> [Exercise details] Exclude the pictures; give every entry again exactly as written.

---------- Supplied information

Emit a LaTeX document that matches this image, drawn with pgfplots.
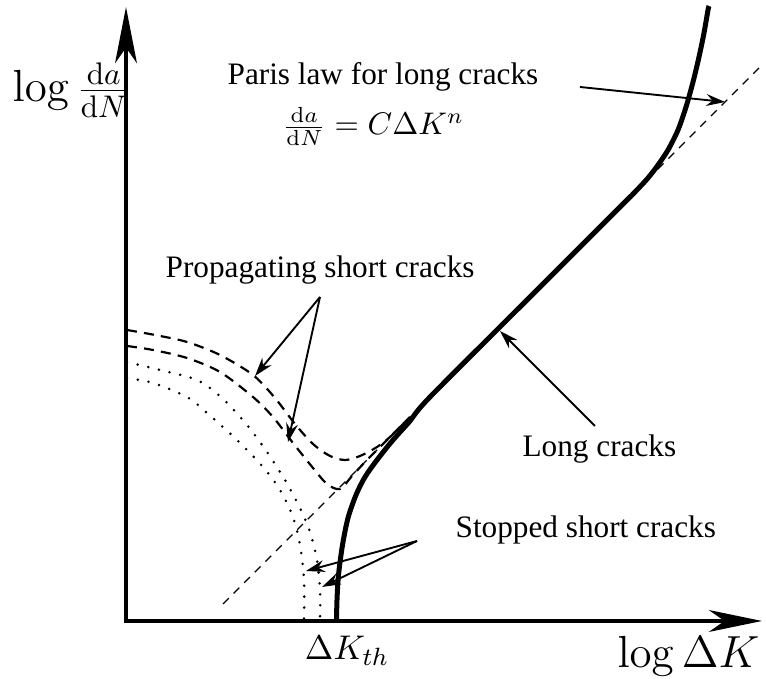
\documentclass[border=0pt]{standalone}
\usepackage[no-math]{fontspec}
\setmainfont{Liberation Serif}
\usepackage{pgfplots}
\pgfplotsset{compat=1.18}
\usetikzlibrary{arrows.meta}
\begin{document}
\begin{tikzpicture}
\begin{axis}[
  scale only axis, width=245.12pt, height=217.28pt,
  xmin=0, xmax=766, ymin=0, ymax=679,
  hide axis, clip=false,
]
\path (axis cs:0,0) rectangle (axis cs:766,679);
% axes
\draw[line width=1pt, {Stealth[length=18pt,width=7pt,inset=5pt]}-{Stealth[length=17pt,width=7pt,inset=5pt]}]
  (axis cs:126,672) -- (axis cs:126,58) -- (axis cs:762,58);
% Paris law line
\addplot[line width=0.35pt, dash pattern=on 2.6pt off 2.2pt] coordinates {(223,75) (760,612)};
% propagating short cracks (dashed)
\addplot[line width=0.7pt, dash pattern=on 3.2pt off 2.3pt, smooth] coordinates {
 (127,349) (155,344) (187,337) (220,324) (253,304) (275,281) (295,255) (313,235) (330,223) (345,219) (360,223) (377,232) (390,242) (405,257)};
\addplot[line width=0.7pt, dash pattern=on 3.2pt off 2.3pt, smooth] coordinates {
 (127,333) (153,329) (187,321) (220,307) (253,282) (273,262) (293,236) (313,211) (327,195) (340,190) (352,203) (366,218) (380,232) (395,247) (410,262)};
% stopped short cracks (dotted)
\addplot[line width=0.9pt, line cap=round, dash pattern=on 0pt off 3.5pt, smooth] coordinates {
 (127,317) (160,309) (197,299) (222,281) (247,254) (267,227) (285,199) (300,171) (310,147) (317,119) (320,89) (320,58)};
\addplot[line width=0.9pt, line cap=round, dash pattern=on 0pt off 3.5pt, smooth] coordinates {
 (127,301) (153,296) (187,282) (207,266) (237,239) (263,212) (280,189) (293,162) (300,134) (304,99) (304,58)};
% long cracks (thick)
\addplot[line width=1.6pt, smooth] coordinates {
 (336.5,58) (337,79) (338.5,104) (342.5,134) (348,161) (356,184) (365,202) (377,219) (393,239) (410,258) (430,282) (530,382) (620,472) (635,487) (648,501) (658,514) (668,529) (678,549) (686,572) (693,597) (699,622) (704,646) (708,669) (709,673)};
% labels
\node[anchor=west, inner sep=0pt] at (axis cs:12,589) {\Large $\log\frac{\mathrm{d}a}{\mathrm{d}N}$};
\node[anchor=base east, inner sep=0pt] at (axis cs:760,11) {\Large $\log\Delta K$};
\node[anchor=base, inner sep=0pt] at (axis cs:347,19) {\fontsize{11}{13}\selectfont $\Delta K_{th}$};
\node[anchor=base west, inner sep=0pt] at (axis cs:227,594) {Paris law for long cracks};
\node[anchor=base west, inner sep=0pt] at (axis cs:282,544) {$\frac{\mathrm{d}a}{\mathrm{d}N}=C\Delta K^n$};
\node[anchor=base west, inner sep=0pt] at (axis cs:165,401) {Propagating short cracks};
\node[anchor=base west, inner sep=0pt] at (axis cs:522,222) {Long cracks};
\node[anchor=base west, inner sep=0pt] at (axis cs:455,141) {Stopped short cracks};
% annotation arrows
\tikzset{ann/.style={line width=0.6pt, -{Stealth[length=6pt,width=3.8pt,inset=2pt]}}}
\draw[ann] (axis cs:580,592) -- (axis cs:725,577);
\draw[ann] (axis cs:320,382) -- (axis cs:255,303);
\draw[ann] (axis cs:320,382) -- (axis cs:288,237);
\draw[ann] (axis cs:595,253) -- (axis cs:500,348);
\draw[ann] (axis cs:417,138) -- (axis cs:306,108);
\draw[ann] (axis cs:417,138) -- (axis cs:322,92);
\end{axis}
\end{tikzpicture}
\end{document}
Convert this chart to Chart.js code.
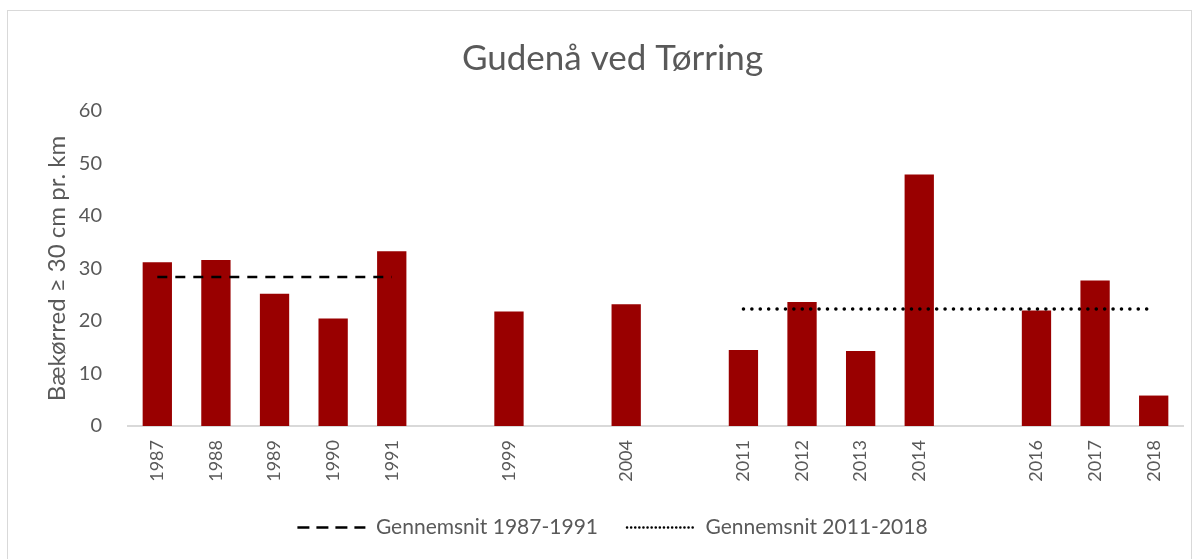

--------------------

> [Reply to the task]
Emit a LaTeX document that matches this image, drawn with pgfplots.
\documentclass[border=0pt]{standalone}
\usepackage[no-math]{fontspec}
\setmainfont{Liberation Serif}
\usepackage{pgfplots}
\pgfplotsset{compat=1.18}
\usetikzlibrary{arrows.meta}
\begin{document}
\begin{tikzpicture}
\begin{axis}[
  scale only axis, width=245.12pt, height=217.28pt,
  xmin=0, xmax=766, ymin=0, ymax=679,
  hide axis, clip=false,
]
\path (axis cs:0,0) rectangle (axis cs:766,679);
% axes
\draw[line width=1pt, {Stealth[length=18pt,width=7pt,inset=5pt]}-{Stealth[length=17pt,width=7pt,inset=5pt]}]
  (axis cs:126,672) -- (axis cs:126,58) -- (axis cs:762,58);
% Paris law line
\addplot[line width=0.35pt, dash pattern=on 2.6pt off 2.2pt] coordinates {(223,75) (760,612)};
% propagating short cracks (dashed)
\addplot[line width=0.7pt, dash pattern=on 3.2pt off 2.3pt, smooth] coordinates {
 (127,349) (155,344) (187,337) (220,324) (253,304) (275,281) (295,255) (313,235) (330,223) (345,219) (360,223) (377,232) (390,242) (405,257)};
\addplot[line width=0.7pt, dash pattern=on 3.2pt off 2.3pt, smooth] coordinates {
 (127,333) (153,329) (187,321) (220,307) (253,282) (273,262) (293,236) (313,211) (327,195) (340,190) (352,203) (366,218) (380,232) (395,247) (410,262)};
% stopped short cracks (dotted)
\addplot[line width=0.9pt, line cap=round, dash pattern=on 0pt off 3.5pt, smooth] coordinates {
 (127,317) (160,309) (197,299) (222,281) (247,254) (267,227) (285,199) (300,171) (310,147) (317,119) (320,89) (320,58)};
\addplot[line width=0.9pt, line cap=round, dash pattern=on 0pt off 3.5pt, smooth] coordinates {
 (127,301) (153,296) (187,282) (207,266) (237,239) (263,212) (280,189) (293,162) (300,134) (304,99) (304,58)};
% long cracks (thick)
\addplot[line width=1.6pt, smooth] coordinates {
 (336.5,58) (337,79) (338.5,104) (342.5,134) (348,161) (356,184) (365,202) (377,219) (393,239) (410,258) (430,282) (530,382) (620,472) (635,487) (648,501) (658,514) (668,529) (678,549) (686,572) (693,597) (699,622) (704,646) (708,669) (709,673)};
% labels
\node[anchor=west, inner sep=0pt] at (axis cs:12,589) {\Large $\log\frac{\mathrm{d}a}{\mathrm{d}N}$};
\node[anchor=base east, inner sep=0pt] at (axis cs:760,11) {\Large $\log\Delta K$};
\node[anchor=base, inner sep=0pt] at (axis cs:347,19) {\fontsize{11}{13}\selectfont $\Delta K_{th}$};
\node[anchor=base west, inner sep=0pt] at (axis cs:227,594) {Paris law for long cracks};
\node[anchor=base west, inner sep=0pt] at (axis cs:282,544) {$\frac{\mathrm{d}a}{\mathrm{d}N}=C\Delta K^n$};
\node[anchor=base west, inner sep=0pt] at (axis cs:165,401) {Propagating short cracks};
\node[anchor=base west, inner sep=0pt] at (axis cs:522,222) {Long cracks};
\node[anchor=base west, inner sep=0pt] at (axis cs:455,141) {Stopped short cracks};
% annotation arrows
\tikzset{ann/.style={line width=0.6pt, -{Stealth[length=6pt,width=3.8pt,inset=2pt]}}}
\draw[ann] (axis cs:580,592) -- (axis cs:725,577);
\draw[ann] (axis cs:320,382) -- (axis cs:255,303);
\draw[ann] (axis cs:320,382) -- (axis cs:288,237);
\draw[ann] (axis cs:595,253) -- (axis cs:500,348);
\draw[ann] (axis cs:417,138) -- (axis cs:306,108);
\draw[ann] (axis cs:417,138) -- (axis cs:322,92);
\end{axis}
\end{tikzpicture}
\end{document}
Convert this chart to Chart.js code.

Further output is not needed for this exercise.